Write out the listing below without alteration, omitting its pictures.

# # # #

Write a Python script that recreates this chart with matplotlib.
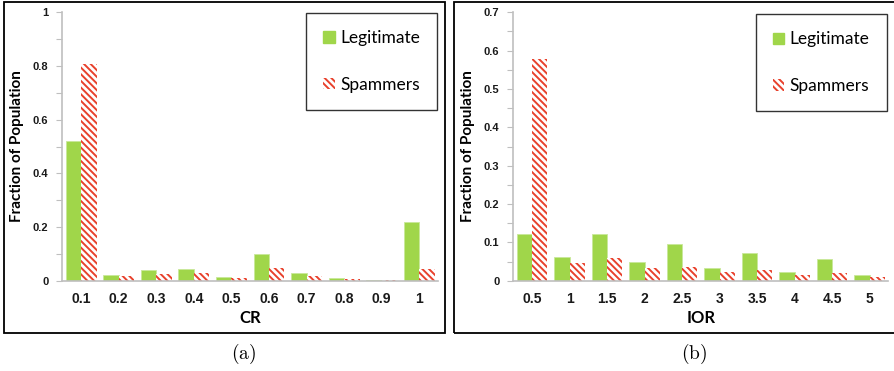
import matplotlib
matplotlib.use("Agg")
import matplotlib.pyplot as plt
from matplotlib.patches import Rectangle, Patch
from matplotlib.ticker import MultipleLocator, FuncFormatter
import numpy as np

# fraction of users per bin, legitimate vs spammers
cr_bins = ["0.1", "0.2", "0.3", "0.4", "0.5", "0.6", "0.7", "0.8", "0.9", "1"]
cr_legit = [0.52, 0.022, 0.040, 0.045, 0.014, 0.099, 0.029, 0.009, 0.002, 0.217]
cr_spam = [0.807, 0.019, 0.024, 0.029, 0.010, 0.047, 0.017, 0.005, 0.001, 0.042]

ior_bins = ["0.5", "1", "1.5", "2", "2.5", "3", "3.5", "4", "4.5", "5"]
ior_legit = [0.123, 0.063, 0.121, 0.050, 0.095, 0.033, 0.073, 0.022, 0.057, 0.015]
ior_spam = [0.578, 0.046, 0.059, 0.034, 0.036, 0.023, 0.029, 0.015, 0.021, 0.010]

GREEN = "#a0d64a"
RED = "#e8412c"
AXGREY = "#bfbfbf"

plt.rcParams["hatch.linewidth"] = 1.4
plt.rcParams["mathtext.fontset"] = "cm"
# tick labels in bold Arial-like type
plt.rcParams["font.family"] = "Liberation Sans"
plt.rcParams["font.weight"] = "bold"
plt.rcParams["xtick.color"] = "#1a1a1a"
plt.rcParams["ytick.color"] = "#1a1a1a"

fig = plt.figure(figsize=(8.94, 3.71), dpi=100)


def panel(rect, cats, legit, spam, xlabel, ymax, major, minor, caption, box):
    ax = fig.add_axes(rect)
    x = np.arange(len(cats))
    w = 0.41
    ax.bar(x - w / 2, legit, w, color=GREEN, edgecolor="#c8e89a", linewidth=0.6)
    ax.bar(x + w / 2, spam, w, facecolor="white", edgecolor=RED,
           hatch="\\\\\\\\\\", linewidth=0)
    ax.set_xlim(-0.5, len(cats) - 0.5)
    ax.set_ylim(0, ymax)
    ax.set_xticks(x)
    ax.set_xticklabels(cats)
    ax.tick_params(axis="x", length=0, pad=8, labelsize=10)
    ax.yaxis.set_major_locator(MultipleLocator(major))
    ax.yaxis.set_minor_locator(MultipleLocator(minor))
    ax.yaxis.set_major_formatter(FuncFormatter(lambda v, p: "%g" % round(v, 2)))
    ax.tick_params(axis="y", which="both", length=4, color=AXGREY, width=0.8,
                   pad=6, labelsize=8, labelcolor="#1a1a1a")
    for s in ["top", "right"]:
        ax.spines[s].set_visible(False)
    for s in ["left", "bottom"]:
        ax.spines[s].set_color(AXGREY)
        ax.spines[s].set_linewidth(1.2)
    ax.set_xlabel(xlabel, fontsize=12, fontweight="bold", family="Lato", labelpad=3)
    ax.set_ylabel("Fraction of Population", fontsize=11, fontweight="bold",
                  family="Lato", labelpad=6)

    handles = [Patch(facecolor=GREEN, edgecolor=GREEN),
               Patch(facecolor="white", edgecolor=RED, hatch="\\\\\\\\\\", linewidth=0)]
    leg = ax.legend(handles, ["Legitimate", "Spammers"], loc="upper right",
                    bbox_to_anchor=box, bbox_transform=fig.transFigure,
                    prop={"family": "Lato", "weight": "normal", "size": 12.5},
                    frameon=True, fancybox=False, edgecolor="black",
                    handlelength=0.65, handleheight=0.65, handletextpad=0.3,
                    labelspacing=1.75, borderpad=1.0, borderaxespad=0)
    leg.get_frame().set_linewidth(1.0)

    fig.text(rect[0] + rect[2] / 2 - 0.008, 0.045, r"$\mathrm{(%s)}$" % caption,
             fontsize=14, ha="center", va="center")


panel([0.0697, 0.2434, 0.4203, 0.7234], cr_bins, cr_legit, cr_spam, "CR",
      1.0, 0.2, 0.1, "a", (0.489, 0.965))
panel([0.5742, 0.2434, 0.4194, 0.7234], ior_bins, ior_legit, ior_spam, "IOR",
      0.7, 0.1, 0.05, "b", (0.992, 0.962))

# frames around each panel
for x0, x1 in [(4, 445), (454, 896)]:
    fig.patches.append(Rectangle((x0 / 894, 1 - 332.5 / 371), (x1 - x0) / 894,
                                 (332.5 - 2) / 371, transform=fig.transFigure,
                                 fill=False, edgecolor="black", linewidth=1.3))

fig.savefig("out.png", dpi=100)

# # # #

# [EXERCISE RESPONSE]
Write a Python script that recreates this chart with matplotlib.
import matplotlib
matplotlib.use("Agg")
import matplotlib.pyplot as plt
from matplotlib.patches import Rectangle, Patch
from matplotlib.ticker import MultipleLocator, FuncFormatter
import numpy as np

# fraction of users per bin, legitimate vs spammers
cr_bins = ["0.1", "0.2", "0.3", "0.4", "0.5", "0.6", "0.7", "0.8", "0.9", "1"]
cr_legit = [0.52, 0.022, 0.040, 0.045, 0.014, 0.099, 0.029, 0.009, 0.002, 0.217]
cr_spam = [0.807, 0.019, 0.024, 0.029, 0.010, 0.047, 0.017, 0.005, 0.001, 0.042]

ior_bins = ["0.5", "1", "1.5", "2", "2.5", "3", "3.5", "4", "4.5", "5"]
ior_legit = [0.123, 0.063, 0.121, 0.050, 0.095, 0.033, 0.073, 0.022, 0.057, 0.015]
ior_spam = [0.578, 0.046, 0.059, 0.034, 0.036, 0.023, 0.029, 0.015, 0.021, 0.010]

GREEN = "#a0d64a"
RED = "#e8412c"
AXGREY = "#bfbfbf"

plt.rcParams["hatch.linewidth"] = 1.4
plt.rcParams["mathtext.fontset"] = "cm"
# tick labels in bold Arial-like type
plt.rcParams["font.family"] = "Liberation Sans"
plt.rcParams["font.weight"] = "bold"
plt.rcParams["xtick.color"] = "#1a1a1a"
plt.rcParams["ytick.color"] = "#1a1a1a"

fig = plt.figure(figsize=(8.94, 3.71), dpi=100)


def panel(rect, cats, legit, spam, xlabel, ymax, major, minor, caption, box):
    ax = fig.add_axes(rect)
    x = np.arange(len(cats))
    w = 0.41
    ax.bar(x - w / 2, legit, w, color=GREEN, edgecolor="#c8e89a", linewidth=0.6)
    ax.bar(x + w / 2, spam, w, facecolor="white", edgecolor=RED,
           hatch="\\\\\\\\\\", linewidth=0)
    ax.set_xlim(-0.5, len(cats) - 0.5)
    ax.set_ylim(0, ymax)
    ax.set_xticks(x)
    ax.set_xticklabels(cats)
    ax.tick_params(axis="x", length=0, pad=8, labelsize=10)
    ax.yaxis.set_major_locator(MultipleLocator(major))
    ax.yaxis.set_minor_locator(MultipleLocator(minor))
    ax.yaxis.set_major_formatter(FuncFormatter(lambda v, p: "%g" % round(v, 2)))
    ax.tick_params(axis="y", which="both", length=4, color=AXGREY, width=0.8,
                   pad=6, labelsize=8, labelcolor="#1a1a1a")
    for s in ["top", "right"]:
        ax.spines[s].set_visible(False)
    for s in ["left", "bottom"]:
        ax.spines[s].set_color(AXGREY)
        ax.spines[s].set_linewidth(1.2)
    ax.set_xlabel(xlabel, fontsize=12, fontweight="bold", family="Lato", labelpad=3)
    ax.set_ylabel("Fraction of Population", fontsize=11, fontweight="bold",
                  family="Lato", labelpad=6)

    handles = [Patch(facecolor=GREEN, edgecolor=GREEN),
               Patch(facecolor="white", edgecolor=RED, hatch="\\\\\\\\\\", linewidth=0)]
    leg = ax.legend(handles, ["Legitimate", "Spammers"], loc="upper right",
                    bbox_to_anchor=box, bbox_transform=fig.transFigure,
                    prop={"family": "Lato", "weight": "normal", "size": 12.5},
                    frameon=True, fancybox=False, edgecolor="black",
                    handlelength=0.65, handleheight=0.65, handletextpad=0.3,
                    labelspacing=1.75, borderpad=1.0, borderaxespad=0)
    leg.get_frame().set_linewidth(1.0)

    fig.text(rect[0] + rect[2] / 2 - 0.008, 0.045, r"$\mathrm{(%s)}$" % caption,
             fontsize=14, ha="center", va="center")


panel([0.0697, 0.2434, 0.4203, 0.7234], cr_bins, cr_legit, cr_spam, "CR",
      1.0, 0.2, 0.1, "a", (0.489, 0.965))
panel([0.5742, 0.2434, 0.4194, 0.7234], ior_bins, ior_legit, ior_spam, "IOR",
      0.7, 0.1, 0.05, "b", (0.992, 0.962))

# frames around each panel
for x0, x1 in [(4, 445), (454, 896)]:
    fig.patches.append(Rectangle((x0 / 894, 1 - 332.5 / 371), (x1 - x0) / 894,
                                 (332.5 - 2) / 371, transform=fig.transFigure,
                                 fill=False, edgecolor="black", linewidth=1.3))

fig.savefig("out.png", dpi=100)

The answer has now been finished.